The advice would have more impact if Morrissey didn’t sound like a pub crooner backed by surviving members of the Seventies glam stompers the Glitter Band. “I carry out the powerful vulgarian view. I scatter gloom. Do as I say or I’ll scatter you,” he commands on I Bury the Living. It is intended as a description of the morally compromised life of a soldier, but sounds more like Morrissey with a hangover. And the album’s blend of rock thud and melodramatic, Jacques Brel-style crooning makes you cry out for Johnny Marr’s lightness of touch with the Smiths, which balanced the singer’s rainy, Larkinesque lyricism so perfectly.
Even when Morrissey looks in the mirror on the autobiographical Jacky’s Only Happy When She’s up on Stage, he still points the finger outwards, turning what could have been a moment of self-examination into an accusation.

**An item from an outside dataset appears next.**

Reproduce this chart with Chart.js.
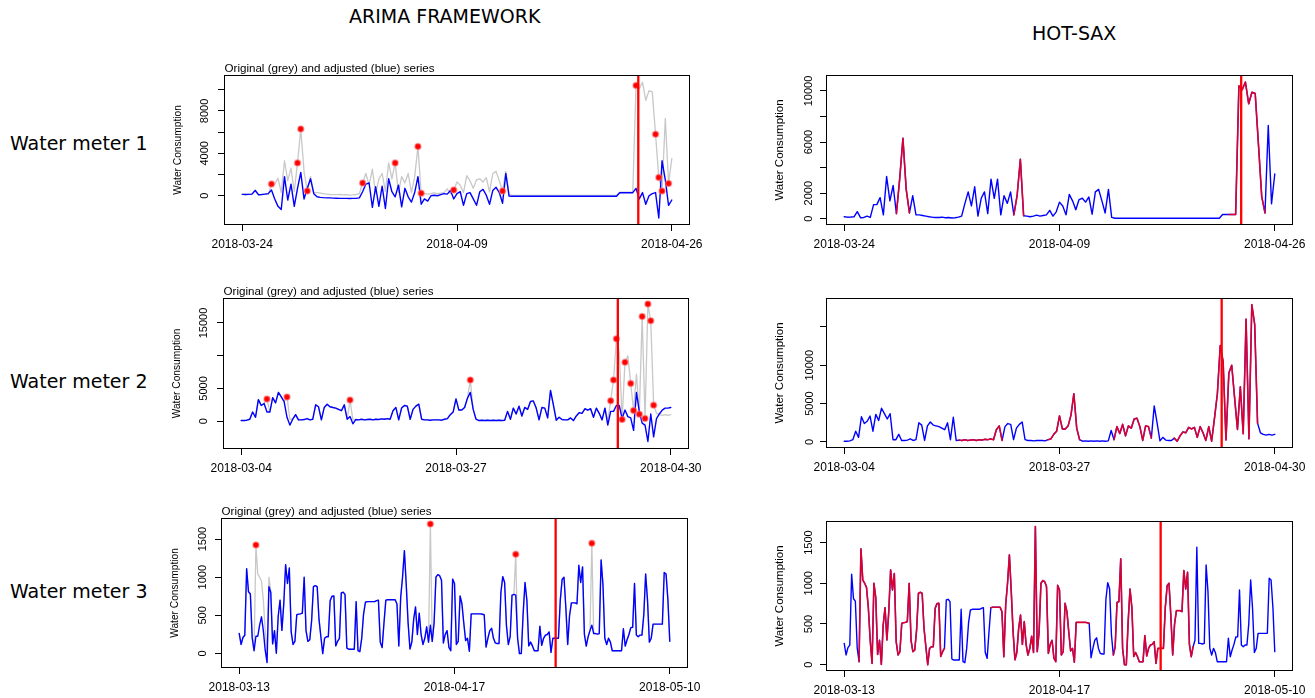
<!DOCTYPE html>
<html><head><meta charset="utf-8">
<script src="https://cdn.jsdelivr.net/npm/chart.js@4.4.1/dist/chart.umd.min.js"></script>
<style>
html,body{margin:0;padding:0;background:#fff;}
body{width:1315px;height:698px;position:relative;overflow:hidden;}
.lbl{position:absolute;font-family:"DejaVu Sans",sans-serif;font-size:19px;line-height:19px;color:#000;white-space:nowrap;}
.panel{position:absolute;}
canvas{display:block;}
</style></head><body>
<div class="lbl" style="left:349px;top:7px">ARIMA FRAMEWORK</div>
<div class="lbl" style="left:1032px;top:24px">HOT-SAX</div>
<div class="lbl" style="left:10px;top:134px">Water meter 1</div>
<div class="lbl" style="left:10px;top:372px">Water meter 2</div>
<div class="lbl" style="left:10px;top:582px">Water meter 3</div>
<script>
// ---------------- DATA ----------------
const dates1 = ['2018-03-24','2018-04-09','2018-04-26'];
const dates2 = ['2018-03-04','2018-03-27','2018-04-30'];
const dates3 = ['2018-03-13','2018-04-17','2018-05-10'];

// Water meter 1 (original = grey / HOT-SAX series, adjusted = ARIMA blue)
const wm1Original = [150,120,130,150,550,80,100,200,100,1100,
1100,1650,300,3300,1400,2600,400,3100,6300,2300,
450,1800,300,300,250,200,150,120,100,100,
120,80,100,60,80,120,200,1200,2100,1000,
2500,200,1600,2100,400,3100,1600,3100,300,1800,
1200,2100,300,1800,4650,230,200,150,200,280,
200,250,300,650,200,540,1300,1000,300,1900,
1400,700,1500,1600,1300,1700,350,2100,2300,1400,
450,2300,100,40,40,40,40,40,40,40,
40,40,40,40,40,40,40,40,40,40,
40,40,40,40,40,40,40,40,40,40,
40,40,40,40,40,40,330,330,330,330,
330,10400,10100,10700,9000,9900,9800,5800,1730,450,
7300,1165,3500];
const wm1Adjusted = [130,120,130,150,500,100,120,150,200,540,
-300,-1000,-1300,1800,-400,1100,-1000,700,2200,-300,
700,1600,200,-100,-150,-180,-200,-200,-220,-230,
-250,-250,-250,-260,-250,-250,-200,380,1100,1200,
-1100,850,-1000,900,-1200,1600,380,-100,1000,-1050,
700,-100,-600,300,1800,-800,-300,-500,0,50,
0,100,200,150,500,-300,200,380,-900,200,
300,-300,-900,380,600,50,-800,500,800,300,
-700,2100,-30,-40,-40,-40,-40,-40,-40,-40,
-40,-40,-40,-40,-40,-40,-40,-40,-40,-40,
-40,-40,-40,-40,-40,-40,-40,-40,-40,-40,
-40,-40,-40,-40,-40,-40,290,290,290,290,
290,700,-300,300,-800,0,200,300,-2100,3300,
1500,-900,-400];
const wm1Outliers = [9,17,18,20,37,47,54,55,65,80,121,127,128,129,131];
const wm1Discords = [[16,20],[52,55],[118,129]];
const wm1Change = 121.7;

// Water meter 2
const wm2Original = [100,100,150,300,1400,600,3300,2400,2700,3374,
1400,3600,2800,4400,3700,3000,3681,300,300,1000,
200,200,250,400,200,300,2500,2200,200,2100,
2600,2200,2100,2000,1800,1600,2500,300,3221,200,
250,200,300,200,250,300,200,300,250,350,
300,400,300,1600,2100,200,2000,2400,2300,300,
1800,2300,2600,300,200,200,150,200,200,200,
150,300,400,1000,1400,3400,1700,1700,2100,3500,
6288,1800,300,100,150,100,150,100,150,100,
150,100,150,1500,300,2000,1100,2300,800,2100,
1800,3000,3100,2000,200,2100,2000,500,4700,2500,
150,600,250,200,200,500,100,800,1300,1200,
1900,1700,1900,600,2000,1200,200,2000,100,3119,
6288,12577,10500,256,9000,10000,5777,1636,7200,1074,
16002,409,17894,15337,2454,1200,1000,900,1000,900,
1000];
const wm2Adjusted = [100,100,150,300,1400,600,3300,2400,2700,1400,
1400,3600,2800,4400,3700,3000,600,-600,300,1000,
200,200,250,400,200,300,2500,2200,200,2100,
2600,2200,2100,2000,1800,1600,2500,300,700,-400,
250,200,300,200,250,300,200,300,250,350,
300,400,300,1600,2100,200,2000,2400,2300,300,
1800,2300,2600,300,200,200,150,200,200,200,
150,300,400,1000,1400,3400,1700,1700,2100,3500,
4400,1800,300,100,150,100,150,100,150,100,
150,100,150,1500,300,2000,1100,2300,800,2100,
1800,3000,3100,2000,200,2100,2000,500,4700,2500,
150,600,250,200,200,500,100,800,1300,1200,
1900,1700,1900,600,2000,1200,200,2000,-600,1500,
1500,2400,2400,400,1700,700,500,-1400,4400,1500,
-300,-600,-3100,1100,-2400,400,1100,1700,2000,2000,
2100];
const wm2Outliers = [9,16,38,80,129,130,131,133,134,136,137,139,140,141,142,143,144];
const wm2Discords = [[40,55],[71,82],[94,107],[115,144]];
const wm2Change = 131.5;

// Water meter 3
const wm3Original = [262,119,210,240,1110,810,780,205,37,1422,
1040,1000,950,700,300,16,1000,824,127,300,
4,488,700,303,650,1164,918,1120,283,119,
160,508,516,520,529,999,300,160,180,426,
877,889,877,447,220,0,200,221,221,693,
750,754,100,160,200,795,803,775,70,57,
57,57,57,680,37,25,200,516,672,680,
680,680,680,680,693,700,150,78,400,700,
705,705,705,705,705,650,98,734,1000,1348,
900,400,60,150,447,610,250,529,250,119,
200,350,150,1697,160,400,1000,1033,1020,959,
139,250,300,80,37,975,918,119,160,754,
652,400,170,200,30,520,520,520,520,520,
520,515,508,86,200,300,330,200,139,131,
131,800,1008,930,365,119,221,766,774,1299,
200,0,0,529,930,700,100,150,100,37,
37,37,357,107,200,242,250,283,16,200,
200,200,200,700,970,1000,600,119,500,664,
664,664,652,1156,930,1135,250,98,221,300,
1443,262,262,254,262,1225,900,200,119,200,
150,37,37,37,37,37,37,324,98,180,
250,340,344,918,242,221,242,242,508,1041,
700,150,200,385,385,385,385,385,385,1061,
1040,700,160];
const wm3Adjusted = [262,119,210,240,1110,810,780,205,37,227,
227,372,481,300,44,-118,875,800,127,300,
4,488,700,303,650,1164,918,1120,283,119,
160,508,516,520,529,999,300,160,180,426,
877,889,877,447,220,0,200,221,221,693,
750,754,100,160,200,795,803,775,70,57,
57,57,57,680,37,25,200,516,672,680,
680,680,680,680,693,700,150,78,400,700,
705,705,705,705,705,650,98,734,1000,1348,
900,400,60,150,447,610,250,529,250,119,
200,350,150,370,160,400,1000,1033,1020,959,
139,250,300,80,37,975,918,119,160,754,
652,400,170,200,30,520,520,520,520,520,
520,515,508,86,200,300,330,200,139,131,
131,800,1008,930,365,119,221,766,774,765,
200,0,0,529,930,700,100,150,100,37,
37,37,357,107,200,242,250,283,16,200,
200,200,200,700,970,1000,600,119,500,664,
664,664,652,1156,930,1135,250,98,221,300,
372,262,262,254,262,1225,900,200,119,200,
150,37,37,37,37,37,37,324,98,180,
250,340,344,918,242,221,242,242,508,1041,
700,150,200,385,385,385,385,385,385,1061,
1040,700,160];
const wm3Outliers = [9,103,149,190];
const wm3Discords = [[8,54],[79,132],[145,188]];
const wm3Change = 170.5;

// y-axis ticks (all tick marks) and the ones that carry a label
const yTicksA1 = [0,2000,4000,6000,8000,10000], yLabelsA1 = [0,4000,8000];
const yTicksA2 = [0,5000,10000,15000],           yLabelsA2 = [0,5000,15000];
const yTicksA3 = [0,500,1000,1500],              yLabelsA3 = [0,500,1000,1500];
const yTicksH1 = [0,2000,4000,6000,8000,10000], yLabelsH1 = [0,2000,6000,10000];
const yTicksH2 = [0,5000,10000,15000],           yLabelsH2 = [0,5000,10000];
const yTicksH3 = [0,500,1000,1500],              yLabelsH3 = [0,500,1000,1500];

const subtitleText = 'Original (grey) and adjusted (blue) series';
const yTitleText = 'Water Consumption';

// ---------------- LAYOUT / DRAWING ----------------
const LEFT = 62, RIGHT = 35, TOP = 22, BOTTOM = 34;
const FONT_R = '"Liberation Sans", Arial, Helvetica, sans-serif';
Chart.defaults.font.family = FONT_R;
Chart.defaults.color = '#000';

const mctx = document.createElement('canvas').getContext('2d');
function measure(text, size){ mctx.font = size + 'px ' + FONT_R; return mctx.measureText(text).width; }

const boxPlugin = {
  id: 'rbox',
  afterDraw(chart, args, opts){
    const {ctx, chartArea: a} = chart;
    ctx.save();
    ctx.strokeStyle = '#000'; ctx.lineWidth = 1;
    const l = Math.round(a.left), t = Math.round(a.top), r = Math.round(a.right), b = Math.round(a.bottom);
    ctx.strokeRect(l - 0.5, t - 0.5, r - l + 1, b - t + 1);
    if (opts && opts.subtitle){
      ctx.fillStyle = '#000'; ctx.font = '11.6px ' + FONT_R;
      ctx.textAlign = 'left'; ctx.textBaseline = 'alphabetic';
      ctx.fillText(opts.subtitle, l - 0.5, t - 4);
    }
    ctx.restore();
  }
};

function vline(cp, yMin, yMax){
  return {data:[{x:cp,y:yMin},{x:cp,y:yMax}], borderColor:'#ff0000', borderWidth:2.3, pointRadius:0, order:0};
}
function arimaSets(orig, adj, outl, cp, yMin, yMax){
  return [
    vline(cp, yMin, yMax),
    {data: outl.map(i => ({x:i, y:orig[i]})), showLine:false, pointRadius:3, pointBackgroundColor:'#ff0000',
     pointBorderColor:'rgba(255,120,120,0.5)', pointBorderWidth:1.6, order:1},
    {data: adj.map((v,i) => ({x:i, y:v})), borderColor:'#0000ff', borderWidth:1.4, pointRadius:0, order:2},
    {data: orig.map((v,i) => ({x:i, y:v})), borderColor:'#c8c8c8', borderWidth:1.3, pointRadius:0, order:3}
  ];
}
function saxSets(orig, ranges, cp, yMin, yMax){
  const inR = i => ranges.some(([a,b]) => i >= a && i <= b);
  return [
    vline(cp, yMin, yMax),
    {data: orig.map((v,i) => ({x:i, y: inR(i) ? v : null})), borderColor:'rgba(240,0,25,0.9)', borderWidth:1.6, pointRadius:0, spanGaps:false, order:1},
    {data: orig.map((v,i) => ({x:i, y:v})), borderColor:'#0000ff', borderWidth:1.4, pointRadius:0, order:2}
  ];
}

function panel(p){
  const [bl, bt, br, bb] = p.box;
  const W = (br - bl) + LEFT + RIGHT, H = (bb - bt) + TOP + BOTTOM;
  const wrap = document.createElement('div'); wrap.className = 'panel';
  wrap.style.left = (bl - LEFT) + 'px'; wrap.style.top = (bt - TOP) + 'px';
  const cv = document.createElement('canvas'); cv.width = W; cv.height = H;
  cv.style.width = W + 'px'; cv.style.height = H + 'px';
  wrap.appendChild(cv); document.body.appendChild(wrap);

  const n = p.n, last = n - 1;
  const xPos = [0, Math.floor(last/2), last];
  const ySize = 11;
  const widest = Math.max(...p.yLabels.map(v => measure(String(v), ySize)));
  const yPad = p.labOff - 7 - widest/2;
  const tSize = p.titleSize;

  new Chart(cv.getContext('2d'), {
    type: 'line',
    data: {datasets: p.datasets},
    options: {
      responsive:false, animation:false, devicePixelRatio:1, events:[],
      layout:{padding:{top:TOP, right:RIGHT, left:0, bottom:0}},
      plugins:{legend:{display:false}, tooltip:{enabled:false}, rbox:{subtitle: p.subtitle || null}},
      elements:{line:{tension:0, borderJoinStyle:'round', borderCapStyle:'round'}, point:{radius:0}},
      scales:{
        x:{
          type:'linear', min:-0.04*last, max:1.04*last,
          afterBuildTicks: s => { s.ticks = xPos.map(v => ({value:v})); },
          ticks:{autoSkip:false, maxRotation:0, minRotation:0, padding:6, color:'#000',
                 font:{family:FONT_R, size:12},
                 callback: v => { const k = xPos.indexOf(v); return k >= 0 ? p.dates[k] : ''; }},
          grid:{drawOnChartArea:false, drawTicks:true, tickLength:7, tickColor:'#000', tickWidth:1, color:'#000'},
          border:{display:false},
          afterFit: s => { s.height = BOTTOM; }
        },
        y:{
          type:'linear', min:p.yMin, max:p.yMax,
          afterBuildTicks: s => { s.ticks = p.yTicks.map(v => ({value:v})); },
          ticks:{autoSkip:false, minRotation:90, maxRotation:90, crossAlign:'center', padding:yPad, color:'#000',
                 font:{family:FONT_R, size:ySize},
                 callback: v => p.yLabels.includes(v) ? String(v) : ''},
          grid:{drawOnChartArea:false, drawTicks:true, tickLength:7, tickColor:'#000', tickWidth:1, color:'#000'},
          border:{display:false},
          title:{display:true, text:yTitleText, color:'#000', font:{family:FONT_R, size:tSize},
                 padding:{top: (LEFT - 47) - 0.6*tSize, bottom:0}},
          afterFit: s => { s.width = LEFT; }
        }
      }
    },
    plugins:[boxPlugin]
  });
}

const A1 = {min:-2664, max:11294}, A2 = {min:-4095, max:18666}, A3 = {min:-176, max:1762};
const H1 = {min:-414, max:11172}, H2 = {min:-653, max:18629}, H3 = {min:-65, max:1752};

panel({box:[225,76,689,224], n:wm1Original.length, dates:dates1, yMin:A1.min, yMax:A1.max, yTicks:yTicksA1, yLabels:yLabelsA1,
  labOff:20.3, titleSize:10.2, subtitle:subtitleText,
  datasets: arimaSets(wm1Original, wm1Adjusted, wm1Outliers, wm1Change, A1.min, A1.max)});
panel({box:[224,299,688,448], n:wm2Original.length, dates:dates2, yMin:A2.min, yMax:A2.max, yTicks:yTicksA2, yLabels:yLabelsA2,
  labOff:19.7, titleSize:10.2, subtitle:subtitleText,
  datasets: arimaSets(wm2Original, wm2Adjusted, wm2Outliers, wm2Change, A2.min, A2.max)});
panel({box:[222,519,687,667], n:wm3Original.length, dates:dates3, yMin:A3.min, yMax:A3.max, yTicks:yTicksA3, yLabels:yLabelsA3,
  labOff:18.7, titleSize:10.2, subtitle:subtitleText,
  datasets: arimaSets(wm3Original, wm3Adjusted, wm3Outliers, wm3Change, A3.min, A3.max)});
panel({box:[827,76,1292,224], n:wm1Original.length, dates:dates1, yMin:H1.min, yMax:H1.max, yTicks:yTicksH1, yLabels:yLabelsH1,
  labOff:18, titleSize:11.5,
  datasets: saxSets(wm1Original, wm1Discords, wm1Change, H1.min, H1.max)});
panel({box:[827,299,1292,447], n:wm2Original.length, dates:dates2, yMin:H2.min, yMax:H2.max, yTicks:yTicksH2, yLabels:yLabelsH2,
  labOff:17.5, titleSize:11.5,
  datasets: saxSets(wm2Original, wm2Discords, wm2Change, H2.min, H2.max)});
panel({box:[827,522,1292,670], n:wm3Original.length, dates:dates3, yMin:H3.min, yMax:H3.max, yTicks:yTicksH3, yLabels:yLabelsH3,
  labOff:18, titleSize:11.5,
  datasets: saxSets(wm3Original, wm3Discords, wm3Change, H3.min, H3.max)});
</script>
</body></html>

Mocking laughter follows a coda of “everybody’s heading for the exit”, which sounds self-pitying and accusatory, as if addressing people running in horror from one of his concerts. Then again he might be singing about Brexit, which he has hailed as “magnificent”, because confusing political statements pop up throughout the album.
The Girl From Tel-Aviv Who Wouldn’t Kneel is a cabaret-like piano ballad about the Middle East erupting into conflict “because the land weeps oil”, while on the maudlin Israel he claims the country’s enemies bitch and whine simply because they are jealous of the Jewish state, an original summation of Israeli-Arab relations if nothing else.
Only the singalong All the Young People Must Fall in Love offers positivity, with Morrissey positing that presidents come and go and billions are spent on nuclear weapons, but young people will still find ways of making life worthwhile.
Of course, Morrissey was always awkward and morose. It was at the heart of his appeal. And he still inspires a rabid following across Latin America, plus a powerful homoerotic pull on middle-aged men with quiffs the world over. However, an angry young man can become a bitter old grouch if he allows himself and, as satisfying as it is to point out all that is wrong with the world, after a certain age you should offer hope and wisdom alongside cynicism and superiority. Otherwise, you’re just the pub philosopher nobody wants to end up getting stuck at the bar with.